ROANOKE TIMES Copyright (c) 1995, Roanoke Times DATE: Friday, December 15, 1995 TAG: 9512150100 SECTION: NATL/INTL PAGE: A-1 EDITION: METRO DATELINE: WASHINGTON SOURCE: The Washington Post
President Clinton will require all people arrested on federal charges to face drug tests as a condition of bail and will encourage state and local law enforcement agencies to adopt the same policy, White House and Justice Department officials said Thursday night.
Clinton, faced with accusations that his administration is soft on drugs, has approved an executive order directing Attorney General Janet Reno ``to develop a universal policy requiring federal arrestees to submit to drug testing before decisions are made on whether to release them ... pending trial,'' according to a draft of the order.
Under the order, which is scheduled for public signing ceremonies Monday, anyone arrested for any federal offense would be asked at initial detention to submit to a drug test. Should that person refuse, Justice Department lawyers could seek a variety of sanctions, such as asking for detention pending further court proceedings.
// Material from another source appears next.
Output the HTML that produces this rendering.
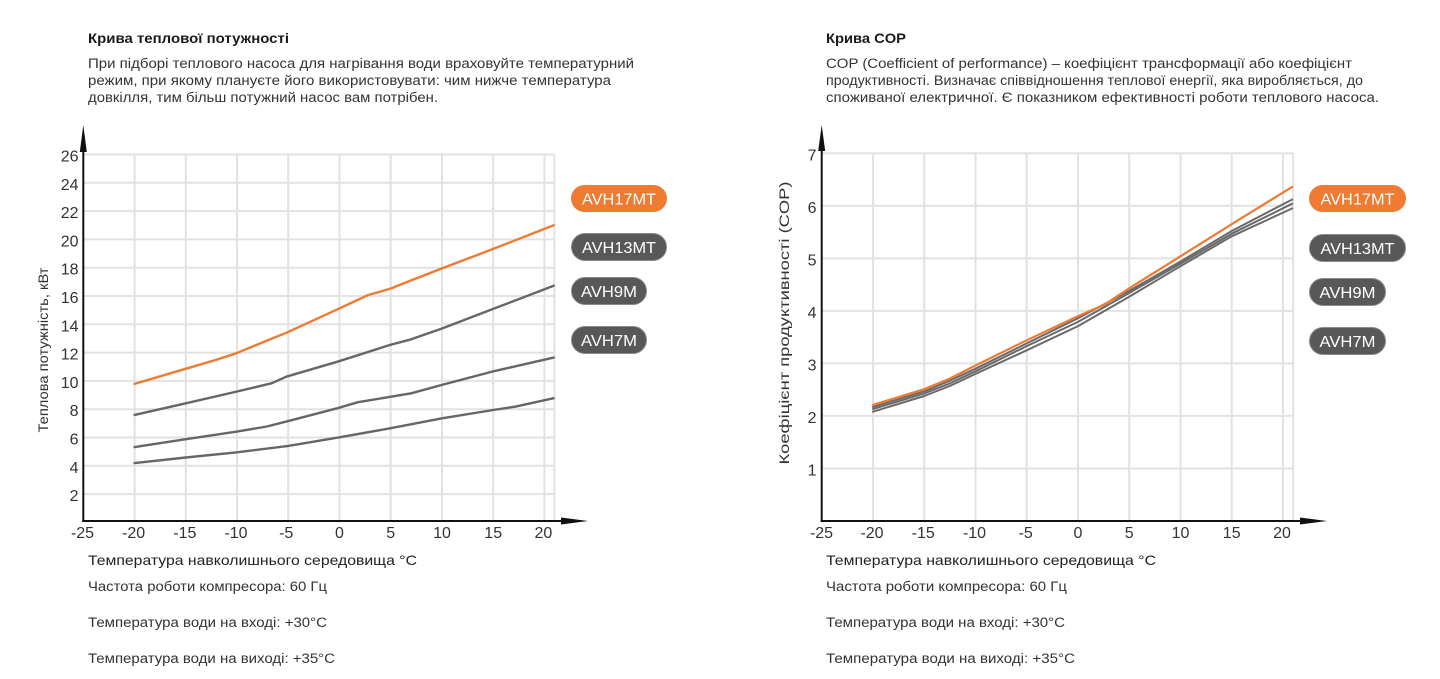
<!DOCTYPE html>
<html>
<head>
<meta charset="utf-8">
<style>
html,body{margin:0;padding:0;background:#fff;}
svg{display:block;}
text{font-family:"Liberation Sans","DejaVu Sans",sans-serif;}
</style>
</head>
<body>
<svg width="1440" height="679" viewBox="0 0 1440 679" xmlns="http://www.w3.org/2000/svg">
<rect x="0" y="0" width="1440" height="679" fill="#fff"/>

<!-- ================= LEFT TEXT ================= -->
<text x="88" y="43" font-size="14" font-weight="bold" fill="#1a1a1a" textLength="201" lengthAdjust="spacingAndGlyphs">Крива теплової потужності</text>
<g font-size="13.5" fill="#333">
<text x="88" y="68" textLength="546" lengthAdjust="spacingAndGlyphs">При підборі теплового насоса для нагрівання води враховуйте температурний</text>
<text x="88" y="85" textLength="523" lengthAdjust="spacingAndGlyphs">режим, при якому плануєте його використовувати: чим нижче температура</text>
<text x="88" y="102" textLength="350" lengthAdjust="spacingAndGlyphs">довкілля, тим більш потужний насос вам потрібен.</text>
</g>

<!-- ================= RIGHT TEXT ================= -->
<text x="826" y="43" font-size="14" font-weight="bold" fill="#1a1a1a" textLength="80" lengthAdjust="spacingAndGlyphs">Крива COP</text>
<g font-size="13.5" fill="#333">
<text x="826" y="68" textLength="526" lengthAdjust="spacingAndGlyphs">COP (Coefficient of performance) – коефіцієнт трансформації або коефіцієнт</text>
<text x="826" y="85" textLength="537" lengthAdjust="spacingAndGlyphs">продуктивності. Визначає співвідношення теплової енергії, яка виробляється, до</text>
<text x="826" y="102" textLength="553" lengthAdjust="spacingAndGlyphs">споживаної електричної. Є показником ефективності роботи теплового насоса.</text>
</g>

<!-- ================= LEFT CHART ================= -->
<g stroke="#e2e2e2" stroke-width="2" fill="none">
  <!-- horizontal grid: y = 154.5 + (26-v)*14.15 -->
  <line x1="84" y1="154.5" x2="554.5" y2="154.5"/>
  <line x1="84" y1="182.8" x2="554.5" y2="182.8"/>
  <line x1="84" y1="211.1" x2="554.5" y2="211.1"/>
  <line x1="84" y1="239.4" x2="554.5" y2="239.4"/>
  <line x1="84" y1="267.7" x2="554.5" y2="267.7"/>
  <line x1="84" y1="296.0" x2="554.5" y2="296.0"/>
  <line x1="84" y1="324.3" x2="554.5" y2="324.3"/>
  <line x1="84" y1="352.6" x2="554.5" y2="352.6"/>
  <line x1="84" y1="380.9" x2="554.5" y2="380.9"/>
  <line x1="84" y1="409.2" x2="554.5" y2="409.2"/>
  <line x1="84" y1="437.5" x2="554.5" y2="437.5"/>
  <line x1="84" y1="465.8" x2="554.5" y2="465.8"/>
  <line x1="84" y1="494.1" x2="554.5" y2="494.1"/>
  <!-- vertical grid -->
  <line x1="134.6" y1="154.5" x2="134.6" y2="521"/>
  <line x1="185.8" y1="154.5" x2="185.8" y2="521"/>
  <line x1="237.0" y1="154.5" x2="237.0" y2="521"/>
  <line x1="288.2" y1="154.5" x2="288.2" y2="521"/>
  <line x1="339.5" y1="154.5" x2="339.5" y2="521"/>
  <line x1="390.7" y1="154.5" x2="390.7" y2="521"/>
  <line x1="442.0" y1="154.5" x2="442.0" y2="521"/>
  <line x1="493.2" y1="154.5" x2="493.2" y2="521"/>
  <line x1="544.4" y1="154.5" x2="544.4" y2="521"/>
  <line x1="554.4" y1="154.5" x2="554.4" y2="521"/>
</g>

<!-- axes -->
<g stroke="#111" stroke-width="2">
  <line x1="83.3" y1="140" x2="83.3" y2="522"/>
  <line x1="82.3" y1="521" x2="570" y2="521"/>
</g>
<polygon points="83.3,125 79.8,152 86.8,152" fill="#111"/>
<polygon points="588,521 561,517.5 561,524.5" fill="#111"/>

<!-- y tick labels -->
<g font-size="16" fill="#333" text-anchor="end">
  <text x="78.5" y="161.5">26</text>
  <text x="78.5" y="189.8">24</text>
  <text x="78.5" y="218.1">22</text>
  <text x="78.5" y="246.4">20</text>
  <text x="78.5" y="274.7">18</text>
  <text x="78.5" y="303.0">16</text>
  <text x="78.5" y="331.3">14</text>
  <text x="78.5" y="359.6">12</text>
  <text x="78.5" y="387.9">10</text>
  <text x="78.5" y="416.2">8</text>
  <text x="78.5" y="444.5">6</text>
  <text x="78.5" y="472.8">4</text>
  <text x="78.5" y="501.1">2</text>
</g>
<!-- x tick labels -->
<g font-size="16" fill="#333" text-anchor="middle">
  <text x="82.5" y="538">-25</text>
  <text x="133.6" y="538">-20</text>
  <text x="184.8" y="538">-15</text>
  <text x="236.0" y="538">-10</text>
  <text x="286.2" y="538">-5</text>
  <text x="339.5" y="538">0</text>
  <text x="390.7" y="538">5</text>
  <text x="442.0" y="538">10</text>
  <text x="493.2" y="538">15</text>
  <text x="543.4" y="538">20</text>
</g>

<!-- y title -->
<text transform="translate(48,350) rotate(-90)" font-size="14" fill="#333" text-anchor="middle" textLength="165" lengthAdjust="spacingAndGlyphs">Теплова потужність, кВт</text>

<!-- series -->
<g fill="none" stroke-width="2.4" stroke-linejoin="round" stroke-linecap="round">
  <polyline stroke="#666" points="134.6,463.1 185.8,457.5 237.0,452.3 288.2,445.9 339.5,437.3 390.7,428.2 442.0,418.3 493.2,410.0 515.7,406.6 553.7,398.2"/>
  <polyline stroke="#666" points="134.6,447.1 185.8,439.2 237.0,431.6 266.8,426.5 286.3,421.6 337.5,408.2 358.0,402.2 411.2,393.3 442.0,384.9 492.2,371.6 553.7,357.6"/>
  <polyline stroke="#666" points="134.6,414.9 185.8,403.3 237.0,391.5 271.9,383.2 286.3,376.7 337.5,361.7 389.7,345.0 411.2,339.3 442.0,328.5 492.2,309.3 553.7,285.7"/>
  <polyline stroke="#ef7a31" points="134.6,383.9 183.8,369.3 215.6,360.0 236.1,353.3 268.8,339.9 286.3,332.8 337.5,309.3 368.2,295.0 389.7,288.9 411.2,280.4 442.0,268.4 492.2,249.3 553.7,225.3"/>
</g>

<!-- legend pills left -->
<g font-size="16" fill="#fff" text-anchor="middle">
  <rect x="571" y="185" width="96" height="27" rx="13.5" fill="#ef7a31"/>
  <text x="619" y="204.5" textLength="74" lengthAdjust="spacingAndGlyphs">AVH17MT</text>
  <rect x="571.5" y="233.5" width="95" height="27" rx="13.5" fill="#585858" stroke="#8a8a8a" stroke-width="1"/>
  <text x="619" y="253" textLength="74" lengthAdjust="spacingAndGlyphs">AVH13MT</text>
  <rect x="571.5" y="277.5" width="75" height="27" rx="13.5" fill="#585858" stroke="#8a8a8a" stroke-width="1"/>
  <text x="609" y="297" textLength="56" lengthAdjust="spacingAndGlyphs">AVH9M</text>
  <rect x="571.5" y="326.5" width="75" height="27" rx="13.5" fill="#585858" stroke="#8a8a8a" stroke-width="1"/>
  <text x="609" y="346" textLength="56" lengthAdjust="spacingAndGlyphs">AVH7M</text>
</g>

<!-- bottom left text -->
<text x="88" y="565" font-size="14" fill="#222" textLength="329" lengthAdjust="spacingAndGlyphs">Температура навколишнього середовища °C</text>
<g font-size="13.5" fill="#333">
  <text x="88" y="591" textLength="239" lengthAdjust="spacingAndGlyphs">Частота роботи компресора: 60 Гц</text>
  <text x="88" y="627" textLength="239" lengthAdjust="spacingAndGlyphs">Температура води на вході: +30°C</text>
  <text x="88" y="663" textLength="247" lengthAdjust="spacingAndGlyphs">Температура води на виході: +35°C</text>
</g>

<!-- ================= RIGHT CHART ================= -->
<g stroke="#e2e2e2" stroke-width="2" fill="none">
  <!-- horizontal: y = 521 - 52.53 v -->
  <line x1="822" y1="153.3" x2="1293.5" y2="153.3"/>
  <line x1="822" y1="205.8" x2="1293.5" y2="205.8"/>
  <line x1="822" y1="258.4" x2="1293.5" y2="258.4"/>
  <line x1="822" y1="310.9" x2="1293.5" y2="310.9"/>
  <line x1="822" y1="363.4" x2="1293.5" y2="363.4"/>
  <line x1="822" y1="415.9" x2="1293.5" y2="415.9"/>
  <line x1="822" y1="468.5" x2="1293.5" y2="468.5"/>
  <!-- vertical -->
  <line x1="873.0" y1="153.3" x2="873.0" y2="521"/>
  <line x1="924.2" y1="153.3" x2="924.2" y2="521"/>
  <line x1="975.5" y1="153.3" x2="975.5" y2="521"/>
  <line x1="1026.7" y1="153.3" x2="1026.7" y2="521"/>
  <line x1="1078.0" y1="153.3" x2="1078.0" y2="521"/>
  <line x1="1129.2" y1="153.3" x2="1129.2" y2="521"/>
  <line x1="1180.5" y1="153.3" x2="1180.5" y2="521"/>
  <line x1="1231.7" y1="153.3" x2="1231.7" y2="521"/>
  <line x1="1283.0" y1="153.3" x2="1283.0" y2="521"/>
  <line x1="1293.2" y1="153.3" x2="1293.2" y2="521"/>
</g>

<g stroke="#111" stroke-width="2">
  <line x1="821.7" y1="140" x2="821.7" y2="522"/>
  <line x1="820.7" y1="521" x2="1310" y2="521"/>
</g>
<polygon points="821.7,125 818.2,151 825.2,151" fill="#111"/>
<polygon points="1327,521 1300,517.5 1300,524.5" fill="#111"/>

<g font-size="16" fill="#333" text-anchor="end">
  <text x="816.5" y="160.3">7</text>
  <text x="816.5" y="212.8">6</text>
  <text x="816.5" y="265.4">5</text>
  <text x="816.5" y="317.9">4</text>
  <text x="816.5" y="370.4">3</text>
  <text x="816.5" y="422.9">2</text>
  <text x="816.5" y="475.5">1</text>
</g>
<g font-size="16" fill="#333" text-anchor="middle">
  <text x="821.5" y="538">-25</text>
  <text x="872.0" y="538">-20</text>
  <text x="923.2" y="538">-15</text>
  <text x="974.5" y="538">-10</text>
  <text x="1025.7" y="538">-5</text>
  <text x="1078.0" y="538">0</text>
  <text x="1129.2" y="538">5</text>
  <text x="1180.5" y="538">10</text>
  <text x="1231.7" y="538">15</text>
  <text x="1282.0" y="538">20</text>
</g>

<text transform="translate(789,323) rotate(-90)" font-size="14" fill="#333" text-anchor="middle" textLength="283" lengthAdjust="spacingAndGlyphs">Коефіцієнт продуктивності (COP)</text>

<g fill="none" stroke-width="2" stroke-linejoin="round" stroke-linecap="round">
  <polyline stroke="#6a6a6a" points="873.0,411.7 924.2,396.0 949.8,386.0 975.5,373.9 1026.7,350.3 1078.0,326.1 1129.2,296.7 1180.5,266.2 1231.7,236.3 1292.2,208.4"/>
  <polyline stroke="#6a6a6a" points="873.0,409.1 924.2,393.4 949.8,383.4 975.5,371.3 1026.7,346.1 1078.0,321.9 1129.2,293.0 1180.5,263.6 1231.7,233.7 1292.2,203.7"/>
  <polyline stroke="#6a6a6a" points="873.0,407.0 924.2,391.3 949.8,380.7 975.5,368.7 1026.7,343.4 1078.0,318.2 1129.2,290.9 1180.5,261.5 1231.7,231.0 1292.2,199.5"/>
  <polyline stroke="#ef7a31" stroke-width="2.2" points="873.0,404.9 924.2,389.2 949.8,378.6 975.5,365.5 1026.7,340.3 1078.0,316.1 1104.6,304.6 1129.2,288.3 1180.5,256.3 1231.7,224.2 1292.2,186.9"/>
</g>

<g font-size="16" fill="#fff" text-anchor="middle">
  <rect x="1309" y="185" width="97" height="27" rx="13.5" fill="#ef7a31"/>
  <text x="1357.5" y="204.5" textLength="74" lengthAdjust="spacingAndGlyphs">AVH17MT</text>
  <rect x="1309.5" y="234.5" width="96" height="27" rx="13.5" fill="#585858" stroke="#8a8a8a" stroke-width="1"/>
  <text x="1357.5" y="254" textLength="74" lengthAdjust="spacingAndGlyphs">AVH13MT</text>
  <rect x="1309.5" y="278.5" width="76" height="27" rx="13.5" fill="#585858" stroke="#8a8a8a" stroke-width="1"/>
  <text x="1347.5" y="298" textLength="56" lengthAdjust="spacingAndGlyphs">AVH9M</text>
  <rect x="1309.5" y="327.5" width="76" height="27" rx="13.5" fill="#585858" stroke="#8a8a8a" stroke-width="1"/>
  <text x="1347.5" y="347" textLength="56" lengthAdjust="spacingAndGlyphs">AVH7M</text>
</g>

<text x="826" y="565" font-size="14" fill="#222" textLength="330" lengthAdjust="spacingAndGlyphs">Температура навколишнього середовища °C</text>
<g font-size="13.5" fill="#333">
  <text x="826" y="591" textLength="241" lengthAdjust="spacingAndGlyphs">Частота роботи компресора: 60 Гц</text>
  <text x="826" y="627" textLength="239" lengthAdjust="spacingAndGlyphs">Температура води на вході: +30°C</text>
  <text x="826" y="663" textLength="249" lengthAdjust="spacingAndGlyphs">Температура води на виході: +35°C</text>
</g>
</svg>
</body>
</html>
Clinton's order directs Reno ``to take all appropriate steps to encourage the states to adopt and implement the same policies that we are initiating at the federal level.''
Under the terms of the order, about 60,000 people a year in federal custody would face the choice of a drug test or detention without bail. If state and local jurisdictions heed Clinton's recommendation, hundreds of thousands of people across the country would face that same choice, greatly expanding the scope of routine drug testing.
Justifying the new policy, the president's order states, ``We should implement testing and sanctions as a way to reduce the level of drug use in the population of offenders under criminal supervision, and thereby reduce the level of drug use and criminal behavior.''
Currently, drug tests are performed at random on a small percentage of federal inmates and routinely on convicted felons who are on probation. As part of a small pilot project, federal prosecutors recently have experimented with the testing of people who have just been arrested, federal officials said.
The blanket approach in Clinton's new order seems certain to provoke court challenges on constitutional grounds. The Supreme Court has said that drug urine tests are ``searches'' within the Fourth Amendment's protection against unreasonable searches. But in decisions last term and in 1989, the court said the government was justified in requiring such tests under specific circumstances.